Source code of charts
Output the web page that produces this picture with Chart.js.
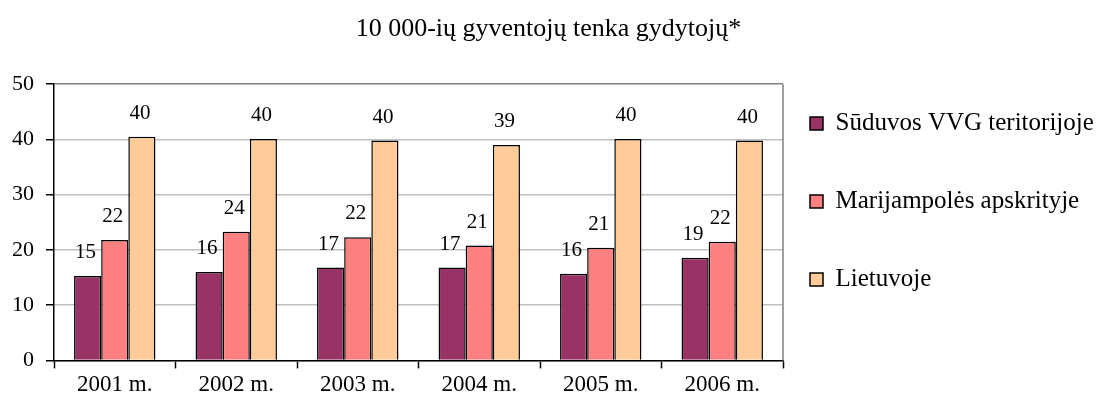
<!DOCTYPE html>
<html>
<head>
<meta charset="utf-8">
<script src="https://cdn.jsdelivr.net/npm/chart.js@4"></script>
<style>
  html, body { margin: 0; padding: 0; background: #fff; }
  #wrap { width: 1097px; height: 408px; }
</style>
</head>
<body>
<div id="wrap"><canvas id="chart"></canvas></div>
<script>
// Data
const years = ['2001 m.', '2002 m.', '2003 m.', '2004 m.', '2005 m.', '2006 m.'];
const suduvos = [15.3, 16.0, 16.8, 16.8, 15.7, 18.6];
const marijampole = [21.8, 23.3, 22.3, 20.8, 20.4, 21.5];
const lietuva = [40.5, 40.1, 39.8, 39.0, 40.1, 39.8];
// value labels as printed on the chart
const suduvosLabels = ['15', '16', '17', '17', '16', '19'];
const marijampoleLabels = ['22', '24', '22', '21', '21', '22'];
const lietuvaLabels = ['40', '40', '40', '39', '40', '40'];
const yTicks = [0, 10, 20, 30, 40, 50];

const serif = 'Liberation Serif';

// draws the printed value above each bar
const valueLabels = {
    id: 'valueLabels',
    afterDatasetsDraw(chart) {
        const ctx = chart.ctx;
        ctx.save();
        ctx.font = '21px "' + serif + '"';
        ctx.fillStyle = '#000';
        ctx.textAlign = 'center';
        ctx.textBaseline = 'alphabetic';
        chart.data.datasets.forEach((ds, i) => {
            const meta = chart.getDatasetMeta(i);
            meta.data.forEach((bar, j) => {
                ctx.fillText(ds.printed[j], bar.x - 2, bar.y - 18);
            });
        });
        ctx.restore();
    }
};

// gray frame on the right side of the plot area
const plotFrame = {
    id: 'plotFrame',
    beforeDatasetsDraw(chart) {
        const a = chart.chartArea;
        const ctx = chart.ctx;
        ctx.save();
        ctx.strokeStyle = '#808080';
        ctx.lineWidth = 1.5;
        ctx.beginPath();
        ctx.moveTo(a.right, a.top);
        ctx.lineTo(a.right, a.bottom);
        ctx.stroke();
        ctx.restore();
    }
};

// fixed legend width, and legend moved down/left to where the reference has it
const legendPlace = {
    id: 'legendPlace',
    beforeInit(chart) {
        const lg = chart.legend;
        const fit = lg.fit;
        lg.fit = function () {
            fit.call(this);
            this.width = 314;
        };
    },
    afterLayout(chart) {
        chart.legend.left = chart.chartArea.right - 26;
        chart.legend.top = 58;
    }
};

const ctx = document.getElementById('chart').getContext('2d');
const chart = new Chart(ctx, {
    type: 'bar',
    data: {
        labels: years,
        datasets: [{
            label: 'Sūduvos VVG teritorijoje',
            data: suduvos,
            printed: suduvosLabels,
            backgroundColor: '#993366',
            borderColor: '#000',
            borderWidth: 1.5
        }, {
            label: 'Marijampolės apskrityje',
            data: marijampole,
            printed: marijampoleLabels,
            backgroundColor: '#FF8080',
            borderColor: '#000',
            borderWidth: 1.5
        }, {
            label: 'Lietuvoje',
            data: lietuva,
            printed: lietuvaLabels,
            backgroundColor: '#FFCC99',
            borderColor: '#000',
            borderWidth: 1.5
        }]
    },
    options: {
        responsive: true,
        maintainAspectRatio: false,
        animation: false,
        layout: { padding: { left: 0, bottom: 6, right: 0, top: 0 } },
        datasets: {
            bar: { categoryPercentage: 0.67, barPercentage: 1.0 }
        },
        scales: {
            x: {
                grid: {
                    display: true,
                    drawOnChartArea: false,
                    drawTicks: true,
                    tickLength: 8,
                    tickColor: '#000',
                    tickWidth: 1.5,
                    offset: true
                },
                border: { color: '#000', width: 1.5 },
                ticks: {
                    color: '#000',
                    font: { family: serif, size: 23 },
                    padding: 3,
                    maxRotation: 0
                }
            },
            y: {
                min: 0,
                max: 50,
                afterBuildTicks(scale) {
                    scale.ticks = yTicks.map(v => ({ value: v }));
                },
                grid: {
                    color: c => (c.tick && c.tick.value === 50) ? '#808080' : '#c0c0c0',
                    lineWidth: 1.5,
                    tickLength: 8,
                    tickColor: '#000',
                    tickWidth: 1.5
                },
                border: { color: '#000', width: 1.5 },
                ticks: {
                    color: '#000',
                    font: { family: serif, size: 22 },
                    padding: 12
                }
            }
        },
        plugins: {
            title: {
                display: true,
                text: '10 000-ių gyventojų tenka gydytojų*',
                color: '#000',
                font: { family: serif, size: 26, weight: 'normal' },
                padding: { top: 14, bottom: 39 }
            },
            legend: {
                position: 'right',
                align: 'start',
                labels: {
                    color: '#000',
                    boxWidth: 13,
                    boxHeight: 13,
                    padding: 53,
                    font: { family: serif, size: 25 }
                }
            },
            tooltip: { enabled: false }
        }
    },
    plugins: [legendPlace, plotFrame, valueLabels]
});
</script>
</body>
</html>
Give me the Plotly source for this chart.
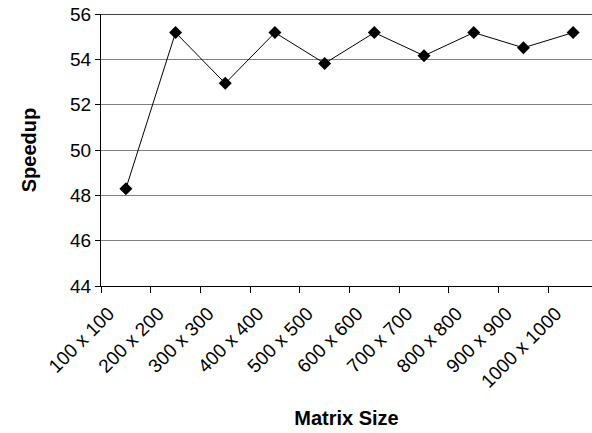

Given task
From the listing above, print every entry precisely and drop the pictures.

Full output
Output the web page that produces this picture with Chart.js.
<!DOCTYPE html>
<html>
<head>
<meta charset="utf-8">
<script src="https://cdn.jsdelivr.net/npm/chart.js@4"></script>
<style>
  html, body { margin: 0; padding: 0; background: #fff; }
  #wrap { width: 1097px; height: 408px; }
</style>
</head>
<body>
<div id="wrap"><canvas id="chart"></canvas></div>
<script>
// Data
const years = ['2001 m.', '2002 m.', '2003 m.', '2004 m.', '2005 m.', '2006 m.'];
const suduvos = [15.3, 16.0, 16.8, 16.8, 15.7, 18.6];
const marijampole = [21.8, 23.3, 22.3, 20.8, 20.4, 21.5];
const lietuva = [40.5, 40.1, 39.8, 39.0, 40.1, 39.8];
// value labels as printed on the chart
const suduvosLabels = ['15', '16', '17', '17', '16', '19'];
const marijampoleLabels = ['22', '24', '22', '21', '21', '22'];
const lietuvaLabels = ['40', '40', '40', '39', '40', '40'];
const yTicks = [0, 10, 20, 30, 40, 50];

const serif = 'Liberation Serif';

// draws the printed value above each bar
const valueLabels = {
    id: 'valueLabels',
    afterDatasetsDraw(chart) {
        const ctx = chart.ctx;
        ctx.save();
        ctx.font = '21px "' + serif + '"';
        ctx.fillStyle = '#000';
        ctx.textAlign = 'center';
        ctx.textBaseline = 'alphabetic';
        chart.data.datasets.forEach((ds, i) => {
            const meta = chart.getDatasetMeta(i);
            meta.data.forEach((bar, j) => {
                ctx.fillText(ds.printed[j], bar.x - 2, bar.y - 18);
            });
        });
        ctx.restore();
    }
};

// gray frame on the right side of the plot area
const plotFrame = {
    id: 'plotFrame',
    beforeDatasetsDraw(chart) {
        const a = chart.chartArea;
        const ctx = chart.ctx;
        ctx.save();
        ctx.strokeStyle = '#808080';
        ctx.lineWidth = 1.5;
        ctx.beginPath();
        ctx.moveTo(a.right, a.top);
        ctx.lineTo(a.right, a.bottom);
        ctx.stroke();
        ctx.restore();
    }
};

// fixed legend width, and legend moved down/left to where the reference has it
const legendPlace = {
    id: 'legendPlace',
    beforeInit(chart) {
        const lg = chart.legend;
        const fit = lg.fit;
        lg.fit = function () {
            fit.call(this);
            this.width = 314;
        };
    },
    afterLayout(chart) {
        chart.legend.left = chart.chartArea.right - 26;
        chart.legend.top = 58;
    }
};

const ctx = document.getElementById('chart').getContext('2d');
const chart = new Chart(ctx, {
    type: 'bar',
    data: {
        labels: years,
        datasets: [{
            label: 'Sūduvos VVG teritorijoje',
            data: suduvos,
            printed: suduvosLabels,
            backgroundColor: '#993366',
            borderColor: '#000',
            borderWidth: 1.5
        }, {
            label: 'Marijampolės apskrityje',
            data: marijampole,
            printed: marijampoleLabels,
            backgroundColor: '#FF8080',
            borderColor: '#000',
            borderWidth: 1.5
        }, {
            label: 'Lietuvoje',
            data: lietuva,
            printed: lietuvaLabels,
            backgroundColor: '#FFCC99',
            borderColor: '#000',
            borderWidth: 1.5
        }]
    },
    options: {
        responsive: true,
        maintainAspectRatio: false,
        animation: false,
        layout: { padding: { left: 0, bottom: 6, right: 0, top: 0 } },
        datasets: {
            bar: { categoryPercentage: 0.67, barPercentage: 1.0 }
        },
        scales: {
            x: {
                grid: {
                    display: true,
                    drawOnChartArea: false,
                    drawTicks: true,
                    tickLength: 8,
                    tickColor: '#000',
                    tickWidth: 1.5,
                    offset: true
                },
                border: { color: '#000', width: 1.5 },
                ticks: {
                    color: '#000',
                    font: { family: serif, size: 23 },
                    padding: 3,
                    maxRotation: 0
                }
            },
            y: {
                min: 0,
                max: 50,
                afterBuildTicks(scale) {
                    scale.ticks = yTicks.map(v => ({ value: v }));
                },
                grid: {
                    color: c => (c.tick && c.tick.value === 50) ? '#808080' : '#c0c0c0',
                    lineWidth: 1.5,
                    tickLength: 8,
                    tickColor: '#000',
                    tickWidth: 1.5
                },
                border: { color: '#000', width: 1.5 },
                ticks: {
                    color: '#000',
                    font: { family: serif, size: 22 },
                    padding: 12
                }
            }
        },
        plugins: {
            title: {
                display: true,
                text: '10 000-ių gyventojų tenka gydytojų*',
                color: '#000',
                font: { family: serif, size: 26, weight: 'normal' },
                padding: { top: 14, bottom: 39 }
            },
            legend: {
                position: 'right',
                align: 'start',
                labels: {
                    color: '#000',
                    boxWidth: 13,
                    boxHeight: 13,
                    padding: 53,
                    font: { family: serif, size: 25 }
                }
            },
            tooltip: { enabled: false }
        }
    },
    plugins: [legendPlace, plotFrame, valueLabels]
});
</script>
</body>
</html>
Give me the Plotly source for this chart.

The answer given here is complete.